Selling a House: Strategies & Process

Instructor: Dr. Douglas Hawks

Douglas has two master's degrees (MPA & MBA) and a PhD in Higher Education Administration.

Part of the American Dream is owning your own home, but at some point, you may want to sell that home. In this lesson, we'll talk about some common home selling strategies, and the basic process involved.

Using an Agent or Selling on Your Own

The first decision that has to be made is if you are going to use a real estate agent or try to sell your house on your own, often called for sale by owner, or FSBO. One of the big advantages with going to an agent is the marketing access agents have. They can get your house listed on major websites, on the national database of homes for sale, and they are only paid if your house sells, so they have all the motivation in the world to sell your house.

However, they can charge a total of 6%. If you have a lot of equity in the house, that might not be a big deal, but if it has to come out of your pocket, or limits how low you can go when you negotiate, you'll need to prioritize. But, if paying $12,000 on a $200,000 sale makes you nervous, statistics do show that using a real estate agent typically results in selling for a higher price, helping offset the cost of using the agent.

Marketing Your Home

Whether you use a real estate agent or not, you will want to get the best price possible for your home.
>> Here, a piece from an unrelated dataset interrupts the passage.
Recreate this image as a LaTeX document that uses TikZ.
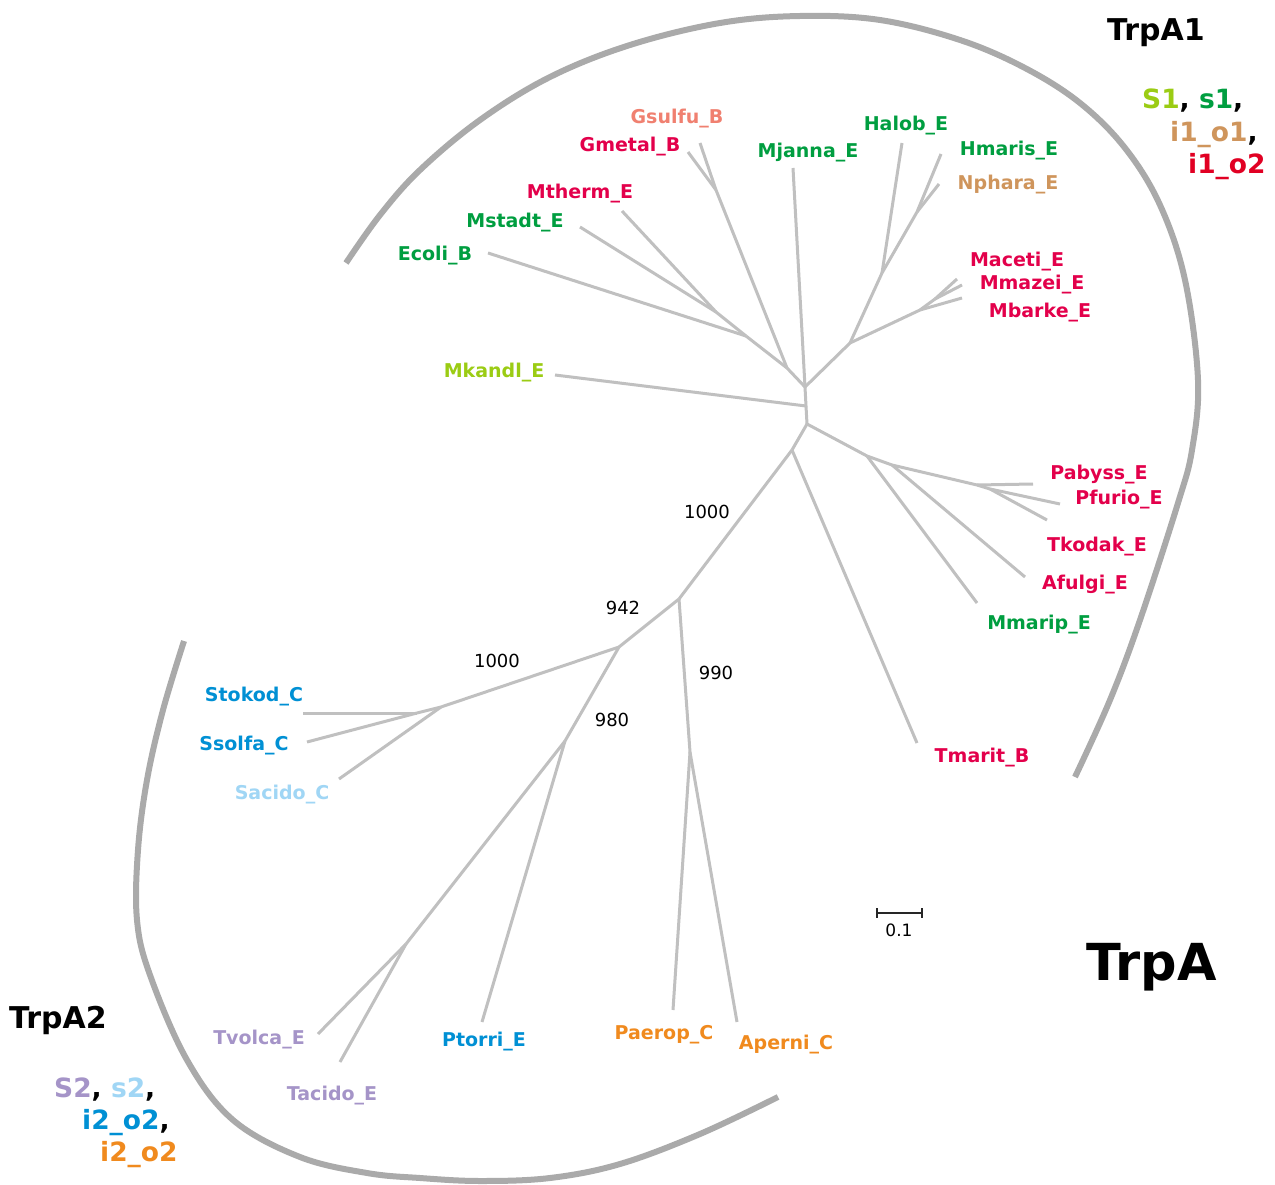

This means you will need to prepare your home to look attractive to potential buyers, determine the right price to ask for your home, and attract the attention of as many buyers as possible.

Prepare Your Home for Sale

You are probably familiar with some of the basics of preparing your home for sale from your own experience, articles in the media, and TV shows. Your real estate agent can make additional suggestions and you may even choose to have an inspector do a pre-sales inspection to make sure necessary repairs are done before you put your home on the market.

Some common sense tips include:

  • Make sure the exterior of the home has 'curb appeal' by performing needed repairs, cleaning or painting, and sprucing up the landscaping
  • Repair anything that is not in good working order--no leaky faucets, unfinished projects, or even sticking doors that can raise questions in buyers' minds about home maintenance
  • Declutter your home and remove personal items so that the rooms and storage areas look spacious and buyers can imagine their own things in the space
  • Open blinds and drapes and turn on the lights and make sure your home is thoroughly cleaned and smells fresh

Determine the Right Price

One of the most important decisions you'll make early is what the listing price should be on your home. The listing price is the price that will show on any ads, databases, or websites. Unless the market is incredibly strong in your area, you probably won't actually sell your house for the listing price, so there are a few things you need to think about.

First, how much do you really think your home is worth? We all want to overvalue our own assets, but try to be objective. What would a reasonable person pay? You or your agent should check the actual prices that homes like yours in your area have sold for. Second, how badly do you need to sell? Are you moving for a job and need to sell within two months? That will motivate you to sell. Remember, each month you don't sell your home you are making another payment on it.

Attract Buyers' Attention

A real estate agent will almost always list your home on the multiple listing service, or MLS. This is a database that includes almost every home for sale by an agent in the United States. The MLS is nationwide, meaning agents in Maine can see your property for sale in Arizona. You aren't limited to a local market or a specific population, but you have the whole country as a potential market.

You could post on websites especially set up for 'for sale by owner' listings, but most of the time you are limiting yourself to buyers who are also looking for a deal. They know that if they shop with an agent the seller pays that agent 3%; so, instead of having an agent, those buyers are going to tend to be more aggressive in negotiating. So, while 6% sounds like a lot of money to sell your house, make sure you really think about the amount of work that is left on your shoulders should you decide to go it alone.

Negotiating a Price

When buyers want to put in an offer, you may get a verbal offer first, but you'll soon get a signed contract that essentially gives you the price, and any considerations they want. Maybe they want you to leave the kid's swing set. Maybe they want you to fix the fence. They can put almost any conditions in they want. Don't worry - you don't have to accept them; it's all just a piece of the big negotiation puzzle.